Short problem
From the listing below, extract every line in which the word "seaborn" appears.

━━━━━━━━━━

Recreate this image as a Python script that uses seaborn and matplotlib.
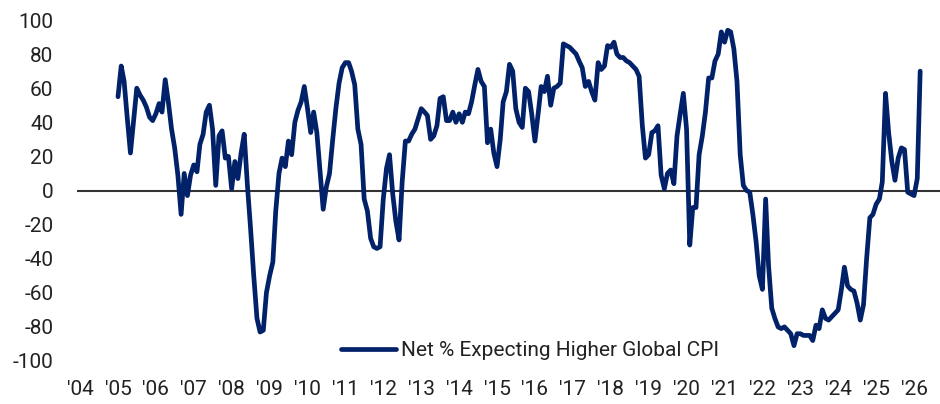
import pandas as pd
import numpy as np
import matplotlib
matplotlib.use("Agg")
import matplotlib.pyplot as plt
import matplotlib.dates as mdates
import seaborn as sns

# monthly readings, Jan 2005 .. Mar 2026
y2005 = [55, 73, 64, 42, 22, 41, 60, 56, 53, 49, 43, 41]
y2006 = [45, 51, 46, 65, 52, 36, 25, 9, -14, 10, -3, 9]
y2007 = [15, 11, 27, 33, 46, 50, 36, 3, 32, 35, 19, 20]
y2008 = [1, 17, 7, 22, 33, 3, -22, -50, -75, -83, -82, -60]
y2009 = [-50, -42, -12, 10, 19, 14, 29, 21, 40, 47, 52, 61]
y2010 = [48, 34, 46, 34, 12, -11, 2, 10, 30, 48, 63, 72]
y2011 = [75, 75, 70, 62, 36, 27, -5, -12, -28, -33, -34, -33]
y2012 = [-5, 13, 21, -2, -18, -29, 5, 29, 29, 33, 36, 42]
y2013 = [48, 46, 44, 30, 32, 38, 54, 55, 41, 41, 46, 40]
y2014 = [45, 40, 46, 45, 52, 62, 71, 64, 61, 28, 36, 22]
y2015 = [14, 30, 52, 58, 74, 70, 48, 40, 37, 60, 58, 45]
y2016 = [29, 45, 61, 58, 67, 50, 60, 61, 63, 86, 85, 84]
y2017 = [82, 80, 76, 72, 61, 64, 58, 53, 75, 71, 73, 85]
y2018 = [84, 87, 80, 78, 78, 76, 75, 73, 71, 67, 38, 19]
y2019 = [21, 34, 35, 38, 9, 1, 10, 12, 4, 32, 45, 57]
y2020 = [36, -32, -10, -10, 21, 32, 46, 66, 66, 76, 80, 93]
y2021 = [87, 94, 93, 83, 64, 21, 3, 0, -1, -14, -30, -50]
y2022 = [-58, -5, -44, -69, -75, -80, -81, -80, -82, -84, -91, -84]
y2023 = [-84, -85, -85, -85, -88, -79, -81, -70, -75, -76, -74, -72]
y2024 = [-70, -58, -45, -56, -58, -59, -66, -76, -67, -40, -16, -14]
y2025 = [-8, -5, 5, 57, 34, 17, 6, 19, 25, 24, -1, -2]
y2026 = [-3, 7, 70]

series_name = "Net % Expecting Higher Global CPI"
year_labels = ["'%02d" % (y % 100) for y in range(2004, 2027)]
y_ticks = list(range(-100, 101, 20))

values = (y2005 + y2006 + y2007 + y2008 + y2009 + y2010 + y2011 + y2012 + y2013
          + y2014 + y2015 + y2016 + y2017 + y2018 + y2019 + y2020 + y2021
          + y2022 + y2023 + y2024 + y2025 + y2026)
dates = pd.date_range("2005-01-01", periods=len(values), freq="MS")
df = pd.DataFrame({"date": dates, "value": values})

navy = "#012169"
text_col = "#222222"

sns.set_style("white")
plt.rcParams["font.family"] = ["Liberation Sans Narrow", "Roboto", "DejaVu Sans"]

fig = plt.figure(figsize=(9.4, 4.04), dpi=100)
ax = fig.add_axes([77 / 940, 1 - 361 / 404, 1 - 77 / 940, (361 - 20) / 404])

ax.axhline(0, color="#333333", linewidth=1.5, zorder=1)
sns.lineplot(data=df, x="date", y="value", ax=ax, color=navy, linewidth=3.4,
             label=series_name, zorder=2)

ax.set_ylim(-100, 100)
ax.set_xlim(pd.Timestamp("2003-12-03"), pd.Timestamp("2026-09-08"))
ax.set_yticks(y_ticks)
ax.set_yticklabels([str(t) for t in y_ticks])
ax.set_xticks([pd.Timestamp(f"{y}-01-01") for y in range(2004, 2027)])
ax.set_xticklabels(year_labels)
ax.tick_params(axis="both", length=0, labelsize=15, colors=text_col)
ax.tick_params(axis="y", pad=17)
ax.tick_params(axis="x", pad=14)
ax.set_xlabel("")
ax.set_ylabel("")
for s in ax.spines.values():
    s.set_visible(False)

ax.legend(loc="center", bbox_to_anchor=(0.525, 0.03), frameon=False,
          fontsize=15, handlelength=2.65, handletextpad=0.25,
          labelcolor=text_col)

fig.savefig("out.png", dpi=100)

━━━━━━━━━━

Exercise result
Recreate this image as a Python script that uses seaborn and matplotlib.
import seaborn as sns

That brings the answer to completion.